As a teammate of his and of the other guys in the band, we’ve bonded over these things. It’s important because that is the exception. Most people were bonding over Run DMC or something. That’s totally cool but that’s not the case with me and my friends.

That documentary has become my It’s A Wonderful Life. If a year has passed and I haven’t watched it, I know I have to sit down and see it again.

It really is that gratifying. That whole movement was born out of musicians who were completely untrained. They were basically punks. They’d come from the punk aesthetic. Not being proficient on your instrument was actually an asset because they were trying to say something different than all the trained, schooled, and, frankly predictable, musicians of the day. But what a lot of those British musicians had going for them was that they were cultured and highly educated in arts. So, when it was time for them to make their statement it was all conceptual. Every one of those bands had some kind of aesthetic, some kind of vibe. They said, “We’ll get some of the most inexpensive models of synthesizers and drum machines and use them as our sound palette. But we’re not claiming to be studied composers.”

The joy that we all find in their music is the high artistic goals that they had within the traditional three-and-a-half-minute pop format. That is super, super influential to me. There were so few bands that we had like that in the States.

We did have Talking Heads. They went through many different phases, not all of which I liked, but they definitely achieved their goals with minimal musical education. “What’s the focus, what’s the goal?

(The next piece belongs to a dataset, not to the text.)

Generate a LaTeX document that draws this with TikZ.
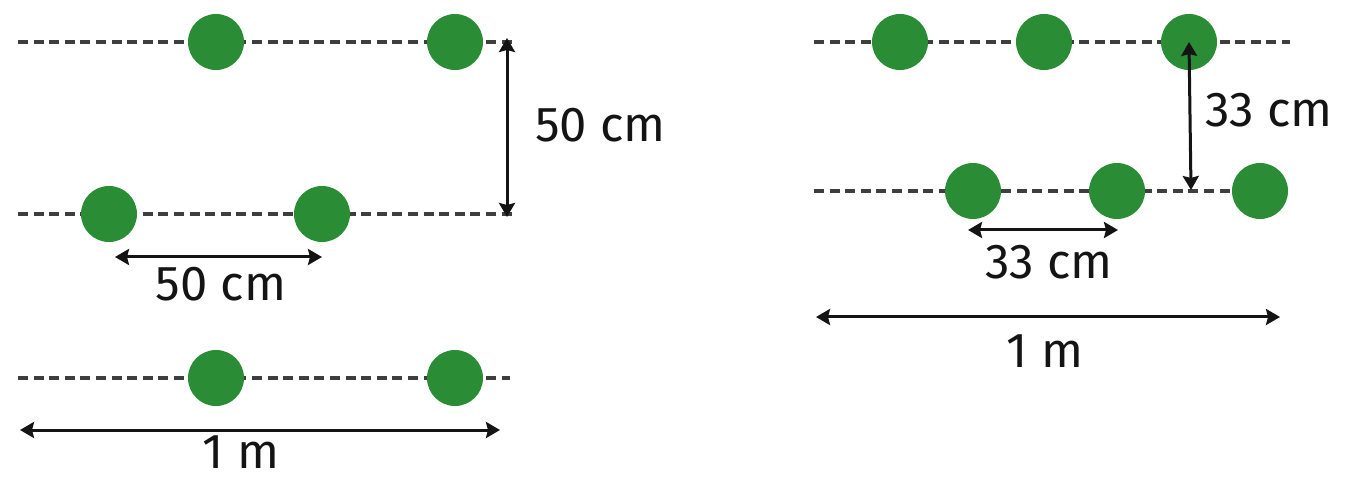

What’re we trying to give the listener?” Once they figured that out they’d go back in the studio and try to figure out how to achieve that. “What do I do with these instruments that I don’t really know how to play? Well, maybe something will come from us trying to copy James Brown. But on our own terms ’cause we’re never going to be like James Brown’s musicians.”

Obviously New York had some of that going on, LA, San Francisco. Little pockets. But a ton of that stuff was going on in England. That really influenced me to no end. It still does.

Was some of what we’re talking about what was behind The Moog Cookbook? Because you have this somewhat limited technology and you’re exploring compositions that were largely intended for electric guitar but pulling it off. There’s humor but you’re also really able to break into those songs and point out what made them good, right?

Absolutely. Those records were born for two reasons. One, my partner Brian Kehew and I collected the Switched On albums from the 1960s and 1970s. The Moog modular synth had just come out and it became a kind of craze. Lots and lots of records covered the Top 40 hit parade. I’ve traveled all over the world and found these records in Australia, England, Netherlands, Scandinavia, whatever the local Top 40 was, somebody did their version on a synthesizer album.

We love those albums and if they’re any good they’re highly arranged and whoever did them usually had a lot of brilliant arranging skills. But there’s always a comedy factor, whether it’s intentional or not.

We enjoyed collecting vintage keyboards in the early ’90s but music was going through one of its many guitar-driven phases. Keyboards were highly unfashionable. We even offered to play on records and people would say, “No, that stuff is silly. I don’t want anybody laughing at my music.” We said, “No, you don’t get it. Have you ever heard of Tubeway Army?” We really enjoyed the heaviness that those keyboards could have. And the attitude.

Of course the techno world and the club scene was already aware of that. EDM had not happened on the scope that it has in the last 10 years but the only other people who understood the power of these instruments and who were collecting them like us were the people from the underground techno scene.

We actually met a lot of people in that community because of collecting not because we would go to the clubs and dance the night away.